Raw data:
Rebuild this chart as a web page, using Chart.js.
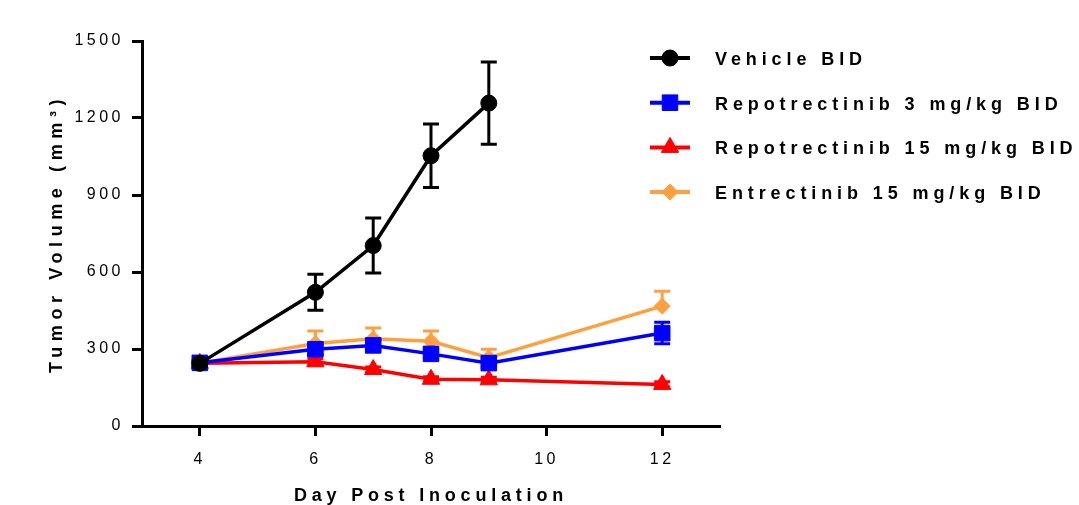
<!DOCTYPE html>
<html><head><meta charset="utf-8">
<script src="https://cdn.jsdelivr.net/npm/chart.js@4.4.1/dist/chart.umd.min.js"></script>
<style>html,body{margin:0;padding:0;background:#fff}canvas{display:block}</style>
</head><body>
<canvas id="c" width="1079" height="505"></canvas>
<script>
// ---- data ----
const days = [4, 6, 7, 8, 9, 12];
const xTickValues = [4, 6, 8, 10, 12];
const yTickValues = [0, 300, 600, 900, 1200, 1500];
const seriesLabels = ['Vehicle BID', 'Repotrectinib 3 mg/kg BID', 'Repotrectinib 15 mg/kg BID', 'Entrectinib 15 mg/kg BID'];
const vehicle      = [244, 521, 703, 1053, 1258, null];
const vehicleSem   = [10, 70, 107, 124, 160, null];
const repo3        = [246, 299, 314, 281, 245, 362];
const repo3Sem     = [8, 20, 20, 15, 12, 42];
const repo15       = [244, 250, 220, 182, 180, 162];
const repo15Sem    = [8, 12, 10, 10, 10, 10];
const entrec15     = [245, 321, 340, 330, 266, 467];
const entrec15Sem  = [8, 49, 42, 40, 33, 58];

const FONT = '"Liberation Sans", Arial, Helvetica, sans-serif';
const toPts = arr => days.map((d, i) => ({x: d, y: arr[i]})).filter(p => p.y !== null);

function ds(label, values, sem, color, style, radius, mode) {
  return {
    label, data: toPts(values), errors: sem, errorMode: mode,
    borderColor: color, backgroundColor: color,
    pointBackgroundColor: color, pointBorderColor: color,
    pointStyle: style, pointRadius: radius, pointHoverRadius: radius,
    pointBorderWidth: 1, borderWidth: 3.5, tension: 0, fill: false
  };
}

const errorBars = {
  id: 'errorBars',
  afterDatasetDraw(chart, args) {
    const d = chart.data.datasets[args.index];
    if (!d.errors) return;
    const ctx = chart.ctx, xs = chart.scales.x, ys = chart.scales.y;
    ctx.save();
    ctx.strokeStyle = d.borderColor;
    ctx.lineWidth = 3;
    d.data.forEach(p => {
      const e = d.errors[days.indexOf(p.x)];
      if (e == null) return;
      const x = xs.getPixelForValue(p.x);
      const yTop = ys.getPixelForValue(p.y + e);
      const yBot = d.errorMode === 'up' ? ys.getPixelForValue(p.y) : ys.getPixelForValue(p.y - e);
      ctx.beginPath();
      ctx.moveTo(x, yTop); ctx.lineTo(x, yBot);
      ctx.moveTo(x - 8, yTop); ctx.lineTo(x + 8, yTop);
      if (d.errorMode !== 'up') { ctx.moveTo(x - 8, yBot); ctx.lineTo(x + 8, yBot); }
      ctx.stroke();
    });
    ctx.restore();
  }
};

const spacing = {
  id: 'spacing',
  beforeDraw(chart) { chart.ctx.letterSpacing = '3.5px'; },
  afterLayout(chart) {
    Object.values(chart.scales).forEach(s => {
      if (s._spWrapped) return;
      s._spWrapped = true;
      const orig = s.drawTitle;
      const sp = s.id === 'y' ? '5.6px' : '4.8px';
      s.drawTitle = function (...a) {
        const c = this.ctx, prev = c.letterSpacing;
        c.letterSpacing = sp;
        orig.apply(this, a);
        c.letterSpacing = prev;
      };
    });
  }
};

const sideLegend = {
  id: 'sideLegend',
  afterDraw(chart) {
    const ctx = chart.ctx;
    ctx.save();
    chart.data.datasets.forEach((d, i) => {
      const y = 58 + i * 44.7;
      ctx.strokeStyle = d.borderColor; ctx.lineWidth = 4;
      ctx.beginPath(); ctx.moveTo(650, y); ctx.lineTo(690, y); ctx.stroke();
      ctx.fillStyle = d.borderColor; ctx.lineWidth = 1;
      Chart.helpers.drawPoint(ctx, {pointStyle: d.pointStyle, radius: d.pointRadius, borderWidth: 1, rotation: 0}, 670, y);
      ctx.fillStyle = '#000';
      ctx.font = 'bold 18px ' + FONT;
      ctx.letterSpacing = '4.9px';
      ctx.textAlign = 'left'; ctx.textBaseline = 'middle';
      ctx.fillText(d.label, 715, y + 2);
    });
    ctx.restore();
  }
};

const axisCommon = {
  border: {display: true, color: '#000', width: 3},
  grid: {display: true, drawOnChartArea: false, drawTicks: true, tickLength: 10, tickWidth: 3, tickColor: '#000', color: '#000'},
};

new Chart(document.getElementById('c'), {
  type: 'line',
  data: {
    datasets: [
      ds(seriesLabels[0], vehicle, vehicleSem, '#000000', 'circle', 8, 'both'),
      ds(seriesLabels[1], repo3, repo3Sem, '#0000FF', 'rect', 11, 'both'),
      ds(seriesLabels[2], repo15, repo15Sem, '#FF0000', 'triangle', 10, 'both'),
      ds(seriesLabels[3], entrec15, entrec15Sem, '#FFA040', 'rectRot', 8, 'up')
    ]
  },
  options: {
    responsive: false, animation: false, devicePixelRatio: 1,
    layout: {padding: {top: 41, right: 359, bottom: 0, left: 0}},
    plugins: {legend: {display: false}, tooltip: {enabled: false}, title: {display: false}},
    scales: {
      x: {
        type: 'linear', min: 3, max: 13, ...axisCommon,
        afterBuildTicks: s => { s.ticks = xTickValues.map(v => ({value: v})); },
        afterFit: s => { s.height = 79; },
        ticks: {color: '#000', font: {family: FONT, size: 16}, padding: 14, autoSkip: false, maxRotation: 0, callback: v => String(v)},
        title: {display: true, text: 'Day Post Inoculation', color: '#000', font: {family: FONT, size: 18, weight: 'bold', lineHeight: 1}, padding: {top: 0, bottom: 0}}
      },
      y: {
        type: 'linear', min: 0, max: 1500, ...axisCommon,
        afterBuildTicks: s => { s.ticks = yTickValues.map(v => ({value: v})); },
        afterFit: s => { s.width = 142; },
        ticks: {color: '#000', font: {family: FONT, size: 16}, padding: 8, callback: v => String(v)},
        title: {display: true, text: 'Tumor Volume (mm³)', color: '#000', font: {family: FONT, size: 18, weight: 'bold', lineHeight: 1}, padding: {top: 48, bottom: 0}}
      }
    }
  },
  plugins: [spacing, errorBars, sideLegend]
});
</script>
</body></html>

Exercise goal:
Reproduce each line word for word and drop the pictures.

Exercise answer:
Rebuild this chart as a web page, using Chart.js.
<!DOCTYPE html>
<html><head><meta charset="utf-8">
<script src="https://cdn.jsdelivr.net/npm/chart.js@4.4.1/dist/chart.umd.min.js"></script>
<style>html,body{margin:0;padding:0;background:#fff}canvas{display:block}</style>
</head><body>
<canvas id="c" width="1079" height="505"></canvas>
<script>
// ---- data ----
const days = [4, 6, 7, 8, 9, 12];
const xTickValues = [4, 6, 8, 10, 12];
const yTickValues = [0, 300, 600, 900, 1200, 1500];
const seriesLabels = ['Vehicle BID', 'Repotrectinib 3 mg/kg BID', 'Repotrectinib 15 mg/kg BID', 'Entrectinib 15 mg/kg BID'];
const vehicle      = [244, 521, 703, 1053, 1258, null];
const vehicleSem   = [10, 70, 107, 124, 160, null];
const repo3        = [246, 299, 314, 281, 245, 362];
const repo3Sem     = [8, 20, 20, 15, 12, 42];
const repo15       = [244, 250, 220, 182, 180, 162];
const repo15Sem    = [8, 12, 10, 10, 10, 10];
const entrec15     = [245, 321, 340, 330, 266, 467];
const entrec15Sem  = [8, 49, 42, 40, 33, 58];

const FONT = '"Liberation Sans", Arial, Helvetica, sans-serif';
const toPts = arr => days.map((d, i) => ({x: d, y: arr[i]})).filter(p => p.y !== null);

function ds(label, values, sem, color, style, radius, mode) {
  return {
    label, data: toPts(values), errors: sem, errorMode: mode,
    borderColor: color, backgroundColor: color,
    pointBackgroundColor: color, pointBorderColor: color,
    pointStyle: style, pointRadius: radius, pointHoverRadius: radius,
    pointBorderWidth: 1, borderWidth: 3.5, tension: 0, fill: false
  };
}

const errorBars = {
  id: 'errorBars',
  afterDatasetDraw(chart, args) {
    const d = chart.data.datasets[args.index];
    if (!d.errors) return;
    const ctx = chart.ctx, xs = chart.scales.x, ys = chart.scales.y;
    ctx.save();
    ctx.strokeStyle = d.borderColor;
    ctx.lineWidth = 3;
    d.data.forEach(p => {
      const e = d.errors[days.indexOf(p.x)];
      if (e == null) return;
      const x = xs.getPixelForValue(p.x);
      const yTop = ys.getPixelForValue(p.y + e);
      const yBot = d.errorMode === 'up' ? ys.getPixelForValue(p.y) : ys.getPixelForValue(p.y - e);
      ctx.beginPath();
      ctx.moveTo(x, yTop); ctx.lineTo(x, yBot);
      ctx.moveTo(x - 8, yTop); ctx.lineTo(x + 8, yTop);
      if (d.errorMode !== 'up') { ctx.moveTo(x - 8, yBot); ctx.lineTo(x + 8, yBot); }
      ctx.stroke();
    });
    ctx.restore();
  }
};

const spacing = {
  id: 'spacing',
  beforeDraw(chart) { chart.ctx.letterSpacing = '3.5px'; },
  afterLayout(chart) {
    Object.values(chart.scales).forEach(s => {
      if (s._spWrapped) return;
      s._spWrapped = true;
      const orig = s.drawTitle;
      const sp = s.id === 'y' ? '5.6px' : '4.8px';
      s.drawTitle = function (...a) {
        const c = this.ctx, prev = c.letterSpacing;
        c.letterSpacing = sp;
        orig.apply(this, a);
        c.letterSpacing = prev;
      };
    });
  }
};

const sideLegend = {
  id: 'sideLegend',
  afterDraw(chart) {
    const ctx = chart.ctx;
    ctx.save();
    chart.data.datasets.forEach((d, i) => {
      const y = 58 + i * 44.7;
      ctx.strokeStyle = d.borderColor; ctx.lineWidth = 4;
      ctx.beginPath(); ctx.moveTo(650, y); ctx.lineTo(690, y); ctx.stroke();
      ctx.fillStyle = d.borderColor; ctx.lineWidth = 1;
      Chart.helpers.drawPoint(ctx, {pointStyle: d.pointStyle, radius: d.pointRadius, borderWidth: 1, rotation: 0}, 670, y);
      ctx.fillStyle = '#000';
      ctx.font = 'bold 18px ' + FONT;
      ctx.letterSpacing = '4.9px';
      ctx.textAlign = 'left'; ctx.textBaseline = 'middle';
      ctx.fillText(d.label, 715, y + 2);
    });
    ctx.restore();
  }
};

const axisCommon = {
  border: {display: true, color: '#000', width: 3},
  grid: {display: true, drawOnChartArea: false, drawTicks: true, tickLength: 10, tickWidth: 3, tickColor: '#000', color: '#000'},
};

new Chart(document.getElementById('c'), {
  type: 'line',
  data: {
    datasets: [
      ds(seriesLabels[0], vehicle, vehicleSem, '#000000', 'circle', 8, 'both'),
      ds(seriesLabels[1], repo3, repo3Sem, '#0000FF', 'rect', 11, 'both'),
      ds(seriesLabels[2], repo15, repo15Sem, '#FF0000', 'triangle', 10, 'both'),
      ds(seriesLabels[3], entrec15, entrec15Sem, '#FFA040', 'rectRot', 8, 'up')
    ]
  },
  options: {
    responsive: false, animation: false, devicePixelRatio: 1,
    layout: {padding: {top: 41, right: 359, bottom: 0, left: 0}},
    plugins: {legend: {display: false}, tooltip: {enabled: false}, title: {display: false}},
    scales: {
      x: {
        type: 'linear', min: 3, max: 13, ...axisCommon,
        afterBuildTicks: s => { s.ticks = xTickValues.map(v => ({value: v})); },
        afterFit: s => { s.height = 79; },
        ticks: {color: '#000', font: {family: FONT, size: 16}, padding: 14, autoSkip: false, maxRotation: 0, callback: v => String(v)},
        title: {display: true, text: 'Day Post Inoculation', color: '#000', font: {family: FONT, size: 18, weight: 'bold', lineHeight: 1}, padding: {top: 0, bottom: 0}}
      },
      y: {
        type: 'linear', min: 0, max: 1500, ...axisCommon,
        afterBuildTicks: s => { s.ticks = yTickValues.map(v => ({value: v})); },
        afterFit: s => { s.width = 142; },
        ticks: {color: '#000', font: {family: FONT, size: 16}, padding: 8, callback: v => String(v)},
        title: {display: true, text: 'Tumor Volume (mm³)', color: '#000', font: {family: FONT, size: 18, weight: 'bold', lineHeight: 1}, padding: {top: 48, bottom: 0}}
      }
    }
  },
  plugins: [spacing, errorBars, sideLegend]
});
</script>
</body></html>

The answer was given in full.